Your goal: Copy verbatim the material from its first line to the line that holds "minimum width=237pt, minimum", including that line.

Extracted material:
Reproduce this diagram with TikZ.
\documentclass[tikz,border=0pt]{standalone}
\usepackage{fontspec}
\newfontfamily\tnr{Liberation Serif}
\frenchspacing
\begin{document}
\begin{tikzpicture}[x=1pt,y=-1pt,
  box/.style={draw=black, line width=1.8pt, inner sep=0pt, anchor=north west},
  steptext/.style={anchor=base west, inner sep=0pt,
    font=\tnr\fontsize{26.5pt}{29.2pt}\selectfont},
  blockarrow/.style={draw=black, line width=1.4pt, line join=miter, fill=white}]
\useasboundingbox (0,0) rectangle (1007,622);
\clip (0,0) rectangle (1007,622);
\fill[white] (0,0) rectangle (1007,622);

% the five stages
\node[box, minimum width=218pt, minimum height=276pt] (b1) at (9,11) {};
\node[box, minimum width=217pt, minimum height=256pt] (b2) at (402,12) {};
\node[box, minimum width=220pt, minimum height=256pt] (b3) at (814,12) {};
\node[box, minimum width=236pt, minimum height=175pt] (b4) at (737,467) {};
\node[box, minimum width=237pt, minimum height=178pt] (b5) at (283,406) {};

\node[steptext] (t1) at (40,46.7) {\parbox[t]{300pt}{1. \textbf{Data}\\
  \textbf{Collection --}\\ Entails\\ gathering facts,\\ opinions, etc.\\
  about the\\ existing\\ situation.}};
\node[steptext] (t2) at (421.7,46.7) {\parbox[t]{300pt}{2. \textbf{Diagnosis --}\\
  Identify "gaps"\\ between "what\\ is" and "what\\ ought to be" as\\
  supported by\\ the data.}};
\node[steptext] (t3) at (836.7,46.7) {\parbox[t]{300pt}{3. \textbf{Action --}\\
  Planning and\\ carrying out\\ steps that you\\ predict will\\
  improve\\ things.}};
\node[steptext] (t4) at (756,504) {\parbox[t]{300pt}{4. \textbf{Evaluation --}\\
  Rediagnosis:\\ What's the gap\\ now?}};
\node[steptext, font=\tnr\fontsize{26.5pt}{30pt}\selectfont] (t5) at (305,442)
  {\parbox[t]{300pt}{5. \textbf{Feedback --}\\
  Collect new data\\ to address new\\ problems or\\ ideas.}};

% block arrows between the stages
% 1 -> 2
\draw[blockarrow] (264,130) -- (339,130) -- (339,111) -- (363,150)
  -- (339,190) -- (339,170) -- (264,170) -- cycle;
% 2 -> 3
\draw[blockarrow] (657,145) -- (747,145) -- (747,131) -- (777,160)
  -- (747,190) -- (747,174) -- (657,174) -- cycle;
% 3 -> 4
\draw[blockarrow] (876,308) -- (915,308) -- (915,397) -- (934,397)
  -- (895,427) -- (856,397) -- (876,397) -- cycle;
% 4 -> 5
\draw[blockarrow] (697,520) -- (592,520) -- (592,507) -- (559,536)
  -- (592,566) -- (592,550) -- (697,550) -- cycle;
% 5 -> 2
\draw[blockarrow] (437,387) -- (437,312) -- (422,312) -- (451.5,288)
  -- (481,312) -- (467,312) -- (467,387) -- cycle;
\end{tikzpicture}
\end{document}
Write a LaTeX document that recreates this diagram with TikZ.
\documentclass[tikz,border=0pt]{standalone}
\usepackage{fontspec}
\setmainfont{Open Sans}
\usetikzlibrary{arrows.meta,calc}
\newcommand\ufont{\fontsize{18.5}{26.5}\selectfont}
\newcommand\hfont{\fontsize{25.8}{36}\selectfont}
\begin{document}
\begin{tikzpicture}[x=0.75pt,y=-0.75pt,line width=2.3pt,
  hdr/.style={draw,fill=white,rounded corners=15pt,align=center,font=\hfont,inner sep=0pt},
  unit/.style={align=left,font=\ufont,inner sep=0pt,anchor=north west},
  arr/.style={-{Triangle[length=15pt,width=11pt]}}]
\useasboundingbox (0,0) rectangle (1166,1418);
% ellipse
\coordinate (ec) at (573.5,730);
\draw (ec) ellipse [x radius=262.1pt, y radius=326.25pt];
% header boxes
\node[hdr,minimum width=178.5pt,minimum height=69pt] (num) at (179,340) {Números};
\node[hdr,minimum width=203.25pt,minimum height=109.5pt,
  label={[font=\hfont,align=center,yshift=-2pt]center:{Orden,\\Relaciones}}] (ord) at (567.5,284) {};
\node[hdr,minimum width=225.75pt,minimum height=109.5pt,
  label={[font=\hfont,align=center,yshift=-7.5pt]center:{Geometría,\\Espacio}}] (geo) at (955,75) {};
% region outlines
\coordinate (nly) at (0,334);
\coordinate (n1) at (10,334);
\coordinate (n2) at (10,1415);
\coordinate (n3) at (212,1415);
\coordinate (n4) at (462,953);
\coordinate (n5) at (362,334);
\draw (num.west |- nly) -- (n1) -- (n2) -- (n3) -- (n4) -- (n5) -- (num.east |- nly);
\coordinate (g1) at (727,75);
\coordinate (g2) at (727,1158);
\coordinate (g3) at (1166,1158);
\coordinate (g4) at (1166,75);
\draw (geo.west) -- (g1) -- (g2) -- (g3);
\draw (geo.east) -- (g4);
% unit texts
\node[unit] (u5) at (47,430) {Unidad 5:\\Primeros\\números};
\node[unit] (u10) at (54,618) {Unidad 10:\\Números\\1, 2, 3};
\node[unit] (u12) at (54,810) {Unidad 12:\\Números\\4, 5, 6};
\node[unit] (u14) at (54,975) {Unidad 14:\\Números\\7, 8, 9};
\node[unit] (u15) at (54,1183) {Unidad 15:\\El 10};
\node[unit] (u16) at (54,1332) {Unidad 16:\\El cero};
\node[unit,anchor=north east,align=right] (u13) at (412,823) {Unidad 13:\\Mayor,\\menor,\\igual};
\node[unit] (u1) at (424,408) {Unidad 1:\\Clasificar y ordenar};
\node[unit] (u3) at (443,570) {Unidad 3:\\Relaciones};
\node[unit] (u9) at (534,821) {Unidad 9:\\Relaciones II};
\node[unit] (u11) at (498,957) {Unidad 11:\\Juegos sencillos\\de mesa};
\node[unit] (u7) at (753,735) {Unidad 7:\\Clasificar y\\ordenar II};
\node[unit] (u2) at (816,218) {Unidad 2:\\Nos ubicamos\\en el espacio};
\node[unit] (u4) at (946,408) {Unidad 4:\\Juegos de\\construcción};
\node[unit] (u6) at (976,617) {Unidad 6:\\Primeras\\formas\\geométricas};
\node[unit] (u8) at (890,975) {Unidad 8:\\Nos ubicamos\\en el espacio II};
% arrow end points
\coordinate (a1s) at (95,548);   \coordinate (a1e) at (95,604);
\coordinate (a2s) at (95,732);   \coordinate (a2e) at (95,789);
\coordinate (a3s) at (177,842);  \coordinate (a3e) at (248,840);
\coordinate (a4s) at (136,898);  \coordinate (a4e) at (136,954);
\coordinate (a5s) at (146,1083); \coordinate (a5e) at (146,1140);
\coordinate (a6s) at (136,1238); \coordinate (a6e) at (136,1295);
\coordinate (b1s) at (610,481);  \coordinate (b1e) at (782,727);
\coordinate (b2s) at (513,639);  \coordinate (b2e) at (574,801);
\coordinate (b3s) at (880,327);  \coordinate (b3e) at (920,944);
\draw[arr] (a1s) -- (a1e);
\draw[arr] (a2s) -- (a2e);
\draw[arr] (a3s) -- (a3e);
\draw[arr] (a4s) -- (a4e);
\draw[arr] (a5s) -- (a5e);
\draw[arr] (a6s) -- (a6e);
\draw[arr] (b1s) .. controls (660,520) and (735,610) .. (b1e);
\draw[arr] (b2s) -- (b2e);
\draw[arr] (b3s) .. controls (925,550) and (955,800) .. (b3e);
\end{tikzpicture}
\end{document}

Full response:
Reproduce this diagram with TikZ.
\documentclass[tikz,border=0pt]{standalone}
\usepackage{fontspec}
\newfontfamily\tnr{Liberation Serif}
\frenchspacing
\begin{document}
\begin{tikzpicture}[x=1pt,y=-1pt,
  box/.style={draw=black, line width=1.8pt, inner sep=0pt, anchor=north west},
  steptext/.style={anchor=base west, inner sep=0pt,
    font=\tnr\fontsize{26.5pt}{29.2pt}\selectfont},
  blockarrow/.style={draw=black, line width=1.4pt, line join=miter, fill=white}]
\useasboundingbox (0,0) rectangle (1007,622);
\clip (0,0) rectangle (1007,622);
\fill[white] (0,0) rectangle (1007,622);

% the five stages
\node[box, minimum width=218pt, minimum height=276pt] (b1) at (9,11) {};
\node[box, minimum width=217pt, minimum height=256pt] (b2) at (402,12) {};
\node[box, minimum width=220pt, minimum height=256pt] (b3) at (814,12) {};
\node[box, minimum width=236pt, minimum height=175pt] (b4) at (737,467) {};
\node[box, minimum width=237pt, minimum height=178pt] (b5) at (283,406) {};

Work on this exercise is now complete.